[Code that draws figures]
- - - - -

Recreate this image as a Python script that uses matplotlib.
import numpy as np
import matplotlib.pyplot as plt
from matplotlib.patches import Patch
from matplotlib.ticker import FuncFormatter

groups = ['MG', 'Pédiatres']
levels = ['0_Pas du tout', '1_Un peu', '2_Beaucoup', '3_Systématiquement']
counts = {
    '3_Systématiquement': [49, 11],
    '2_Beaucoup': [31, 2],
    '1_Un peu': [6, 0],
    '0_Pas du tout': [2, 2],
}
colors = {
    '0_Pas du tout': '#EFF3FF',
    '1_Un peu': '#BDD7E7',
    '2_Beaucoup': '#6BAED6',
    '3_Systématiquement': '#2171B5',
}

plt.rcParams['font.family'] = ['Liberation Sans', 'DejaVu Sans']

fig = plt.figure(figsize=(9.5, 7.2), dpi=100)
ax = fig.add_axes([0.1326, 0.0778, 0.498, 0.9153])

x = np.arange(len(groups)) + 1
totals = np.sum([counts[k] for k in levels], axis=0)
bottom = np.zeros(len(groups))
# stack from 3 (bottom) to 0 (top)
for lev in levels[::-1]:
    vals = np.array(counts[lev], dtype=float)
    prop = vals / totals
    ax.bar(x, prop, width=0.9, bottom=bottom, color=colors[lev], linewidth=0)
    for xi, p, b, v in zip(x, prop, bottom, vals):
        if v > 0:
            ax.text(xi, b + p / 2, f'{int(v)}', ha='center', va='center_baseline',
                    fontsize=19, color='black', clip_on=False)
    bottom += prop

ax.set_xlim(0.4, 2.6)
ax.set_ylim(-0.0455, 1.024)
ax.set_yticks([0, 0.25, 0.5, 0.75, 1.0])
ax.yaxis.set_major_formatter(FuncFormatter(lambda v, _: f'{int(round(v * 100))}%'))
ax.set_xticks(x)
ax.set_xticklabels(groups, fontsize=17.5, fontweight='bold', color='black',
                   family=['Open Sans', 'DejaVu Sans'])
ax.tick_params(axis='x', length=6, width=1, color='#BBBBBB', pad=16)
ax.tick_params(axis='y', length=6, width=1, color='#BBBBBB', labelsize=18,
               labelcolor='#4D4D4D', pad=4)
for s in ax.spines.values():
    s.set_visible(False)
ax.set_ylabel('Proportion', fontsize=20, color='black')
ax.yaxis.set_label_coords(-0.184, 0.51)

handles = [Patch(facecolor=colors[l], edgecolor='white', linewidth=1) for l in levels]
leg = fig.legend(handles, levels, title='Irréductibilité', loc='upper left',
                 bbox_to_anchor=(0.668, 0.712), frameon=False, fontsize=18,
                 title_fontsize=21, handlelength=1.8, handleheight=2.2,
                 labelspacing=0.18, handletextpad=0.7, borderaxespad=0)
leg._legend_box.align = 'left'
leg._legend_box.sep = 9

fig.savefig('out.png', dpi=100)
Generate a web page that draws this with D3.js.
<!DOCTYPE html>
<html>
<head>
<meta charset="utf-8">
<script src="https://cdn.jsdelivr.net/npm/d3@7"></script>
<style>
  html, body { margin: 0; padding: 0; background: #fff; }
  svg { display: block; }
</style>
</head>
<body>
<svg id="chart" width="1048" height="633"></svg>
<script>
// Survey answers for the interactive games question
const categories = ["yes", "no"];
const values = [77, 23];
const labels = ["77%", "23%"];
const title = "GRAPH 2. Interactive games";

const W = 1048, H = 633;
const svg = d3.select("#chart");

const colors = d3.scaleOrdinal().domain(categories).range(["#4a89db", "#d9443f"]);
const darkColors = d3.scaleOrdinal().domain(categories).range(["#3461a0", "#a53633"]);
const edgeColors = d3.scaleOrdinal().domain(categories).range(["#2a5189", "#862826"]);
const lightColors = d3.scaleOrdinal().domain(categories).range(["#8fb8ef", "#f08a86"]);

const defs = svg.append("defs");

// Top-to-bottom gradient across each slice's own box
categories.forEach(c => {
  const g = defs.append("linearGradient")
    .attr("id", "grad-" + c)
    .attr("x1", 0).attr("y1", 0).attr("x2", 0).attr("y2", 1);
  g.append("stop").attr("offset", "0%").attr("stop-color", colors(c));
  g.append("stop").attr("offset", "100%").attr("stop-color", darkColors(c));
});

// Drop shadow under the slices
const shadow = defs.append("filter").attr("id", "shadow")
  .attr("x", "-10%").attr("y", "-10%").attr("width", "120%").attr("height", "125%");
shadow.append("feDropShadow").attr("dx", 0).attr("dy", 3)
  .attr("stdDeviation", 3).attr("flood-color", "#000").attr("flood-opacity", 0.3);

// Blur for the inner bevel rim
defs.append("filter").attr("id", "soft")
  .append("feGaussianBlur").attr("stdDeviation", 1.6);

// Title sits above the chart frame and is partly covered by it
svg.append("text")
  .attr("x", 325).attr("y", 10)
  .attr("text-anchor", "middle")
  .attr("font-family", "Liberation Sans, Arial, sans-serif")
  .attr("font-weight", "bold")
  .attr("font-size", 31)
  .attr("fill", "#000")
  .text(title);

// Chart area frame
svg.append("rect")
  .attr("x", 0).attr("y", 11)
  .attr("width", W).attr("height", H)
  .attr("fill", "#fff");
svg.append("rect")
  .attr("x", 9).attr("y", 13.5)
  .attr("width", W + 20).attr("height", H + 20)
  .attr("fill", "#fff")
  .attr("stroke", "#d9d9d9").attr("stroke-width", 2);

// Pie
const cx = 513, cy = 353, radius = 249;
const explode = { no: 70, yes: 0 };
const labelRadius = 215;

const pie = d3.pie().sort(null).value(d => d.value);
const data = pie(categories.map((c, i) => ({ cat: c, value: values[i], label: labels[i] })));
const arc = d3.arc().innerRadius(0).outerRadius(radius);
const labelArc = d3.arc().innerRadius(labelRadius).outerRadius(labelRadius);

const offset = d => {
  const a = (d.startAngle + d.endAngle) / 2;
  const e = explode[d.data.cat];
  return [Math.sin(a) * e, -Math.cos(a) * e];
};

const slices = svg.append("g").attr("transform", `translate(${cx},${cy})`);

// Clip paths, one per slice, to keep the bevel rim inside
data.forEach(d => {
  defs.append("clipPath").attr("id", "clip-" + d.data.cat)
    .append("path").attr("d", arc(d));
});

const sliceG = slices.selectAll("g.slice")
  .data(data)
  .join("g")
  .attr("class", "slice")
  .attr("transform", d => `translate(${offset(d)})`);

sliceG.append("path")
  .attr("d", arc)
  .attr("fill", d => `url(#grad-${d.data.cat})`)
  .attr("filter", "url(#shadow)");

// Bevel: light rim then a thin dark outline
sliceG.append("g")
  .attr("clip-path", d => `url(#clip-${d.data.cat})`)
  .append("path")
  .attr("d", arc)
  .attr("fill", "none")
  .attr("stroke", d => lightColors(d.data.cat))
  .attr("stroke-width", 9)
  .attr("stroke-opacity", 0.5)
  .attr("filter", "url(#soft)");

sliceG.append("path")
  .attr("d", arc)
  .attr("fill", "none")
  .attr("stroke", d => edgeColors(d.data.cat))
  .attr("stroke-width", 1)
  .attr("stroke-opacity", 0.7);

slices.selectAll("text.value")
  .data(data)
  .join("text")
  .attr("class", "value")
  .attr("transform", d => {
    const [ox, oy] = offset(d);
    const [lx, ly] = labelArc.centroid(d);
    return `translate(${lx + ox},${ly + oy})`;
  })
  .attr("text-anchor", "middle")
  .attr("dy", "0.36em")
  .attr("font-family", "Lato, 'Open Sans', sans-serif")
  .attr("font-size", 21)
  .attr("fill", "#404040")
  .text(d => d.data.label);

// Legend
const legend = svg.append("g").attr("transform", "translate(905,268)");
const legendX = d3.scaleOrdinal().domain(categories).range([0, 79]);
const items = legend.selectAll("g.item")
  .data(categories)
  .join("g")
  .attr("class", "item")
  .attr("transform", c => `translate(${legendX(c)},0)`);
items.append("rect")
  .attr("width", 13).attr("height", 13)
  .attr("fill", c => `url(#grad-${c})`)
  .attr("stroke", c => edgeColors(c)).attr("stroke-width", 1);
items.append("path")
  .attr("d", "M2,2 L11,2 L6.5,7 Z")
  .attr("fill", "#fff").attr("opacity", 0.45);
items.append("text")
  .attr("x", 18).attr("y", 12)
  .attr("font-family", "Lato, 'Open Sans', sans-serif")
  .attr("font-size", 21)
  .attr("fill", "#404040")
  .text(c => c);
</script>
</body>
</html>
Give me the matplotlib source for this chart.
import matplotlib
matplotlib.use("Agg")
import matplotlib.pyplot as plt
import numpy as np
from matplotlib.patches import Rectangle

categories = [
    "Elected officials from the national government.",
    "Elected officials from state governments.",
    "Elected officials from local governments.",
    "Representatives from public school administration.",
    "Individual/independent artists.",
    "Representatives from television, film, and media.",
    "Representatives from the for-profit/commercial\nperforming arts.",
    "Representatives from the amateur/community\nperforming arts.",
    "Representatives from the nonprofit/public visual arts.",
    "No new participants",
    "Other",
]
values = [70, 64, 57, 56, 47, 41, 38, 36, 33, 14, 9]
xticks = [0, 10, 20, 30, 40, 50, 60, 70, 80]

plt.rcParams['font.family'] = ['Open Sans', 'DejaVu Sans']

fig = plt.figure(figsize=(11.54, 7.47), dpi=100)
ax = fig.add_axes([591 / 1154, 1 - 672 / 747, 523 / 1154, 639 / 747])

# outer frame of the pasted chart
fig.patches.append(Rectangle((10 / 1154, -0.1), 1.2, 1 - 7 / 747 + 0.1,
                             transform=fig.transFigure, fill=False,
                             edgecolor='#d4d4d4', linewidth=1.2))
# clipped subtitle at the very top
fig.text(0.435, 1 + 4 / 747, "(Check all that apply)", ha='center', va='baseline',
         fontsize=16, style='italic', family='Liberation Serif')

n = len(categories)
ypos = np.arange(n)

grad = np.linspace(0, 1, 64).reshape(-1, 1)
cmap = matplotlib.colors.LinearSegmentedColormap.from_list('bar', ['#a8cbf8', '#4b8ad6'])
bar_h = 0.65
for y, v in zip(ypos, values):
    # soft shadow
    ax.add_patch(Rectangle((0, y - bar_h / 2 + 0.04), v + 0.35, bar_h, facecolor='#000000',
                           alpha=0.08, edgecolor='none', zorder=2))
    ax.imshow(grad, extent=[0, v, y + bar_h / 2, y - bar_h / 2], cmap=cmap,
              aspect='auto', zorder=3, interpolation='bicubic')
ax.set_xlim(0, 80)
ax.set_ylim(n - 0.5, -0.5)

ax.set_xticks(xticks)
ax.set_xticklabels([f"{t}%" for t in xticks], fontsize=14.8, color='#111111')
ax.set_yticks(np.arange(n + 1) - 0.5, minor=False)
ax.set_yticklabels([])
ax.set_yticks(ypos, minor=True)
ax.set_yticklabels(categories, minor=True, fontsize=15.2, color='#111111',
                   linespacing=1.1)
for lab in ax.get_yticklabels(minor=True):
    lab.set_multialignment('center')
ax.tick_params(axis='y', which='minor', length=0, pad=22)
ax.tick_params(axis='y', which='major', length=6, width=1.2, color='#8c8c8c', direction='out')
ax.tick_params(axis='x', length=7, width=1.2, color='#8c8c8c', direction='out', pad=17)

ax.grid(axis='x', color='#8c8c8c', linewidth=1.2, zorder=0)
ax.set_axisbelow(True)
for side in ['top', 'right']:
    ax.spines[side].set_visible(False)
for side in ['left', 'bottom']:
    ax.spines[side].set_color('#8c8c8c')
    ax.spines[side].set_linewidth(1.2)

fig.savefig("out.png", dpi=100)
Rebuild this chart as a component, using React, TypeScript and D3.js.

- - - - -

* _Task prompt_
Return nothing but the lines from the start of the listing above through the line containing "ax.yaxis.set_label_coords(-0.184, 0.51)", exactly as given.

* _The reply_
Recreate this image as a Python script that uses matplotlib.
import numpy as np
import matplotlib.pyplot as plt
from matplotlib.patches import Patch
from matplotlib.ticker import FuncFormatter

groups = ['MG', 'Pédiatres']
levels = ['0_Pas du tout', '1_Un peu', '2_Beaucoup', '3_Systématiquement']
counts = {
    '3_Systématiquement': [49, 11],
    '2_Beaucoup': [31, 2],
    '1_Un peu': [6, 0],
    '0_Pas du tout': [2, 2],
}
colors = {
    '0_Pas du tout': '#EFF3FF',
    '1_Un peu': '#BDD7E7',
    '2_Beaucoup': '#6BAED6',
    '3_Systématiquement': '#2171B5',
}

plt.rcParams['font.family'] = ['Liberation Sans', 'DejaVu Sans']

fig = plt.figure(figsize=(9.5, 7.2), dpi=100)
ax = fig.add_axes([0.1326, 0.0778, 0.498, 0.9153])

x = np.arange(len(groups)) + 1
totals = np.sum([counts[k] for k in levels], axis=0)
bottom = np.zeros(len(groups))
# stack from 3 (bottom) to 0 (top)
for lev in levels[::-1]:
    vals = np.array(counts[lev], dtype=float)
    prop = vals / totals
    ax.bar(x, prop, width=0.9, bottom=bottom, color=colors[lev], linewidth=0)
    for xi, p, b, v in zip(x, prop, bottom, vals):
        if v > 0:
            ax.text(xi, b + p / 2, f'{int(v)}', ha='center', va='center_baseline',
                    fontsize=19, color='black', clip_on=False)
    bottom += prop

ax.set_xlim(0.4, 2.6)
ax.set_ylim(-0.0455, 1.024)
ax.set_yticks([0, 0.25, 0.5, 0.75, 1.0])
ax.yaxis.set_major_formatter(FuncFormatter(lambda v, _: f'{int(round(v * 100))}%'))
ax.set_xticks(x)
ax.set_xticklabels(groups, fontsize=17.5, fontweight='bold', color='black',
                   family=['Open Sans', 'DejaVu Sans'])
ax.tick_params(axis='x', length=6, width=1, color='#BBBBBB', pad=16)
ax.tick_params(axis='y', length=6, width=1, color='#BBBBBB', labelsize=18,
               labelcolor='#4D4D4D', pad=4)
for s in ax.spines.values():
    s.set_visible(False)
ax.set_ylabel('Proportion', fontsize=20, color='black')
ax.yaxis.set_label_coords(-0.184, 0.51)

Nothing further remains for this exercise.